Running the following code…

try: import fastkaggle
except ModuleNotFoundError:
    !pip install -q --user fastkaggle
from fastkaggle import *

comp = 'paddy-disease-classification'
path = setup_comp(comp, install='"fastcore>=1.4.5" "fastai>=2.7.1" "timm>=0.6.2.dev0"')
from import *

trn_path = Path('sml')
resize_images(path/'train_images', dest=trn_path, max_size=256, recurse=True)
!ls $trn_path

…on Kaggle, the folder hierarchy is maintained:

bacterial_leaf_blight blast downy_mildew tungro
bacterial_leaf_streak brown_spot hispa
bacterial_panicle_blight dead_heart normal

…on Paperspace, the folder hierarchy is flattened:

100001.jpg 101736.jpg 103471.jpg 105206.jpg 106941.jpg 108676.jpg
100002.jpg 101737.jpg 103472.jpg 105207.jpg 106942.jpg 108677.jpg
100003.jpg 101738.jpg 103473.jpg 105208.jpg 106943.jpg 108678.jpg

This discrepancy was discovered while investigating the following strange stats on Paperspace…

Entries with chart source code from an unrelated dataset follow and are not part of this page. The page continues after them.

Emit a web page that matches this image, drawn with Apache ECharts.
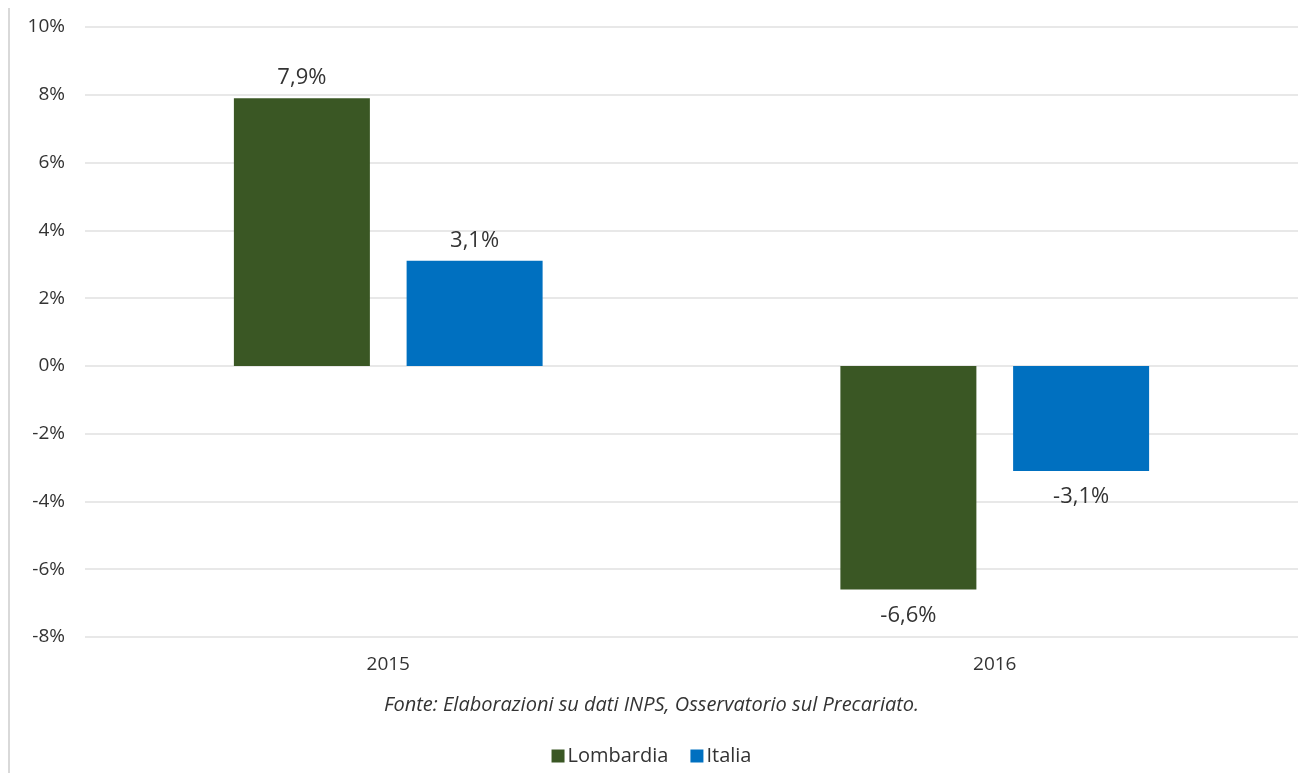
<!DOCTYPE html>
<html>
<head>
<meta charset="utf-8">
<script src="https://cdn.jsdelivr.net/npm/echarts@6/dist/echarts.min.js"></script>
<style>
html,body{margin:0;padding:0;background:#fff;}
#chart{width:1303px;height:773px;position:relative;}
#chart:before{content:"";position:absolute;left:8px;top:8px;bottom:0;border-left:2px solid #d9d9d9;z-index:2;}
</style>
</head>
<body>
<div id="chart"></div>
<script>
// dati
var anni = ['2015', '2016'];
var lombardia = [7.9, -6.6];
var italia = [3.1, -3.1];
var fonte = 'Fonte: Elaborazioni su dati INPS, Osservatorio sul Precariato.';

var font = '"Open Sans", "Noto Sans", sans-serif';
function pct(v) {
    return v.toFixed(1).replace('.', ',') + '%';
}
// etichette sotto la barra un po' più distanti
function punti(arr) {
    return arr.map(function (v) {
        return {value: v, label: {distance: v < 0 ? 15 : 9}};
    });
}

var myChart = echarts.init(document.getElementById('chart'));
var option = {
    animation: false,
    textStyle: {fontFamily: font},
    grid: {left: 85, right: 5, top: 27, bottom: 136, containLabel: false},
    title: {
        text: fonte,
        left: 'center',
        top: 690,
        textStyle: {fontFamily: font, fontStyle: 'italic', fontWeight: 'normal', fontSize: 20, color: '#333'}
    },
    legend: {
        data: ['Lombardia', 'Italia'],
        left: 'center',
        top: 741,
        icon: 'rect',
        itemWidth: 13,
        itemHeight: 13,
        itemGap: 22,
        textStyle: {fontFamily: font, fontSize: 20, color: '#333', padding: [0, 0, 0, -2]}
    },
    xAxis: {
        type: 'category',
        data: anni,
        axisLine: {show: false},
        axisTick: {show: false},
        axisLabel: {fontSize: 19, color: '#333', margin: 18, fontFamily: font}
    },
    yAxis: {
        type: 'value',
        min: -8,
        max: 10,
        interval: 2,
        axisLine: {show: false},
        axisTick: {show: false},
        axisLabel: {
            fontSize: 19, color: '#333', margin: 20, fontFamily: font,
            formatter: function (v) { return v + '%'; }
        },
        splitLine: {lineStyle: {color: '#e0e0e0', width: 1.5}}
    },
    series: [
        {
            name: 'Lombardia',
            type: 'bar',
            data: punti(lombardia),
            barWidth: 136,
            barGap: '27%',
            itemStyle: {color: '#3a5724'},
            label: {
                show: true, position: 'outside', fontSize: 22, color: '#333', fontFamily: font,
                formatter: function (p) { return pct(p.value); }
            }
        },
        {
            name: 'Italia',
            type: 'bar',
            data: punti(italia),
            barWidth: 136,
            itemStyle: {color: '#0070c0'},
            label: {
                show: true, position: 'outside', fontSize: 22, color: '#333', fontFamily: font,
                formatter: function (p) { return pct(p.value); }
            }
        }
    ]
};
myChart.setOption(option);
</script>
</body>
</html>
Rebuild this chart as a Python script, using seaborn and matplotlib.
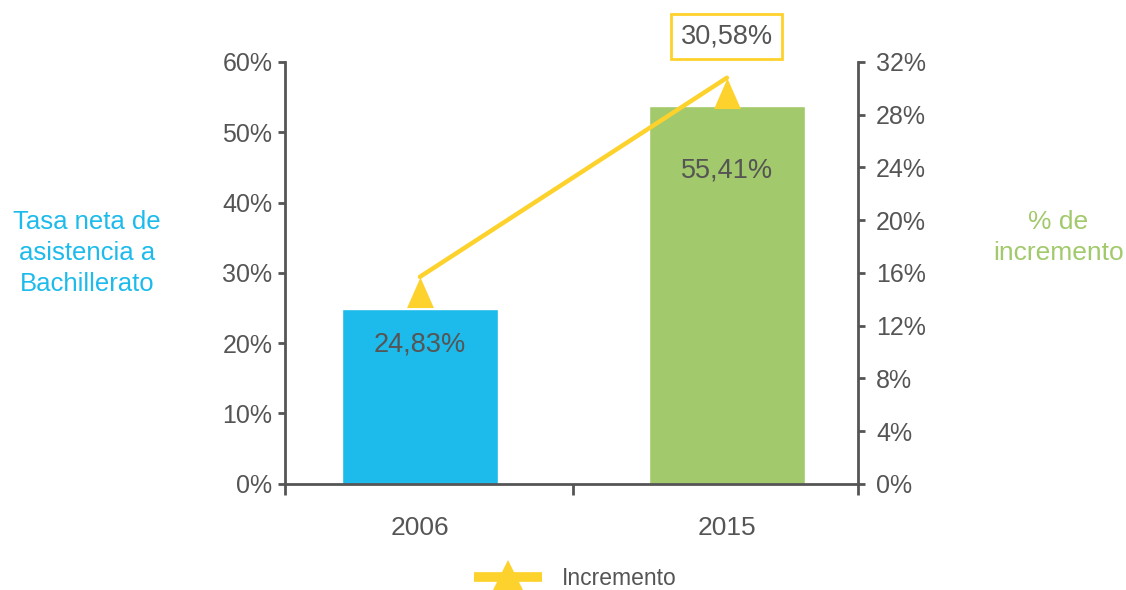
import matplotlib
matplotlib.use("Agg")
import matplotlib.pyplot as plt
from matplotlib.lines import Line2D
import seaborn as sns
import pandas as pd

# data
years = ["2006", "2015"]
tasa = [24.8, 53.8]
tasa_labels = ["24,83%", "55,41%"]
incremento = [15.7, 30.8]
incremento_label = "30,58%"
left_ticks = [0, 10, 20, 30, 40, 50, 60]
right_ticks = [0, 4, 8, 12, 16, 20, 24, 28, 32]

bar_colors = ["#1DBBEB", "#A2C96B"]
yellow = "#FDD22C"
gray = "#555555"

sns.set_style("white")
plt.rcParams["font.family"] = ["Liberation Sans", "DejaVu Sans"]

df = pd.DataFrame({"year": years, "tasa": tasa})

fig = plt.figure(figsize=(11.26, 5.9), dpi=100)
ax = fig.add_axes([0.253, 0.180, 0.509, 0.715])

sns.barplot(data=df, x="year", y="tasa", hue="year", palette=bar_colors,
            width=0.51, legend=False, ax=ax, saturation=1)
ax.set_xlim(-0.44, 1.427)
ax.set_ylim(0, 60)
ax.set_yticks(left_ticks)
ax.set_yticklabels([f"{t}%" for t in left_ticks])
ax.set_xlabel("")
ax.set_ylabel("")

for sp in ["top", "right"]:
    ax.spines[sp].set_visible(False)
for sp in ["left", "bottom"]:
    ax.spines[sp].set_color(gray)
    ax.spines[sp].set_linewidth(2)

ax.tick_params(axis="y", direction="out", length=5, width=2, color=gray,
               labelsize=18, labelcolor=gray, pad=4, left=True)
ax.tick_params(axis="x", which="major", length=0, labelsize=19,
               labelcolor=gray, pad=23)
ax.set_xticks([-0.44, 0.5, 1.427], minor=True)
ax.tick_params(axis="x", which="minor", direction="out", length=8,
               width=2, color=gray, bottom=True)

# value labels inside the bars
label_y = [19.8, 44.6]
for i, lab in enumerate(tasa_labels):
    ax.text(i, label_y[i], lab, ha="center", va="center",
            fontsize=19.5, color=gray)

# secondary axis
ax2 = ax.twinx()
ax2.set_ylim(0, 32)
ax2.set_yticks(right_ticks)
ax2.set_yticklabels([f"{t}%" for t in right_ticks])
for sp in ["top", "left", "bottom"]:
    ax2.spines[sp].set_visible(False)
ax2.spines["right"].set_color(gray)
ax2.spines["right"].set_linewidth(2)
ax2.tick_params(axis="y", direction="out", length=5, width=2, color=gray,
                labelsize=18, labelcolor=gray, pad=8, right=True)

sns.lineplot(x=[0, 1], y=incremento, color=yellow, linewidth=3.2, ax=ax2)
tri = [(-0.44, -1.0), (0.44, -1.0), (0.0, 0.0)]
ax2.plot([0, 1], incremento, linestyle="none", marker=tri, markersize=44,
         color=yellow, markeredgewidth=0)
ax2.set_xlim(-0.44, 1.427)

ax2.text(1, 33.9, incremento_label, ha="center", va="center", fontsize=19.5,
         color=gray, clip_on=False,
         bbox=dict(boxstyle="square,pad=0.35", fc="white", ec=yellow, lw=2))

# side titles
fig.text(0.077, 0.571, "Tasa neta de\nasistencia a\nBachillerato",
         ha="center", va="center", fontsize=18.5, color="#1DBBEB",
         linespacing=1.37)
fig.text(0.940, 0.597, "% de\nincremento", ha="center", va="center",
         fontsize=19, color="#A2C96B", linespacing=1.37)

handle = Line2D([0], [0], color=yellow, lw=7, marker="^", markersize=24,
                markeredgewidth=0, solid_capstyle="butt")
fig.legend([handle], ["Incremento"], loc="center", bbox_to_anchor=(0.511, 0.02),
           frameon=False, fontsize=16.5, labelcolor=gray, handlelength=2.97,
           handletextpad=0.9)

fig.savefig("out.png", dpi=100)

Can someone confirm this behaviour?

p.s. Hopefully not important, but btw pip command had --user added, which was different to Jeremy’s original.

That means you don’t have the latest fastai on paperspace.

1 Like

The last container paperspace pushed was about 2 months ago. Maybe I’m reading it wrong but looks like they’re cloning fastcore and fastai and doing a pip install in both directories. Not sure if that’s the canonical way to install fastai. At least that’s what I gleaned looked at their latest published tag for the fastai template env on dockerhub.

Ah. thx.
At the top of my scripts I watch the version with…



which was the latest last week, and then I blindly presumed…

setup_comp(comp, install='"fastcore>=1.4.5" "fastai>=2.7.1" "timm>=0.6.2.dev0"')

…was taking care of everything, without actually noticing the 2.7.1 that I’d skimmed over thinking it was another package.

2.7.3 is now installed and it works properly.

But, why are the pre-requisite installs only done for Kaggle?

def setup_comp(competition, install=''):
    "Get a path to data for `competition`, downloading it if needed"
    if iskaggle:
        if install:
            os.system(f'pip install -Uqq {install}')
        return Path('../input')/competition
        path = Path(competition)
        from kaggle import api
        if not path.exists():
            import zipfile
        return path

It also might help for users to be advised they need to restart their kernel when a version upgrade occurs. Maybe something roughly like…

def setup_comp(competition, install=''):
   "Get a path to data for `competition`, downloading it if needed"
   if install:
       oldver = !pip show fastai | grep Version | sed 's/Version: //'
       os.system(f'pip install -Uqq {install}')
       newver = !pip show fastai | grep Version | sed 's/Version: //'
       if oldver[0] != newver[0]: print ('Please restart kernel to ensure upgraded version loaded.')

   if iskaggle:
       path = Path('../input')/competition
       path = Path(competition)
       from kaggle import api
       if not path.exists():
           import zipfile
   return path

Because on Kaggle you always have to install because there’s no persistent environment. Elsewhere you don’t need to update from pip every time you run a notebook.

1 Like

I would find it useful, for the pre-requisite install to apply to non-kaggle platforms, so thought I’d have a go at a code contribution. I submitted an issue on github to discuss this:

I’m interested in getting broad feedback on whether this would be useful to others.

1 Like

Hi, I have been working my way through these live coding sessions but notice that my training on Paperspace is taking much longer than in the video. When I run

vision_learner(dls, ‘convnext_small_in22k’, metrics=error_rate).to_fp16()

Each epoch takes around 4:40 minutes while it looks like each epoch takes around 35s in the video. According to nvidia-smi dmon GPU utilisation is around 100%. Storing training data in /root. I am running the notebook on a Free-P5000 instance in a paid account. Any suggestions on how I can speed up training would be much appreciated. Thanks!

hi @Tomasaki, You don’t mention what GPU Jeremy is using during the sessions (I’m not sure if that is ever visible) so I’d imagine Jeremy used a higher performing paid-instance, so as to not waste the time of those people participating in the session.

1 Like

Thanks @bencoman for pointing that out to me. I was thinking of session 7 where he is running this instance type on Paperspace.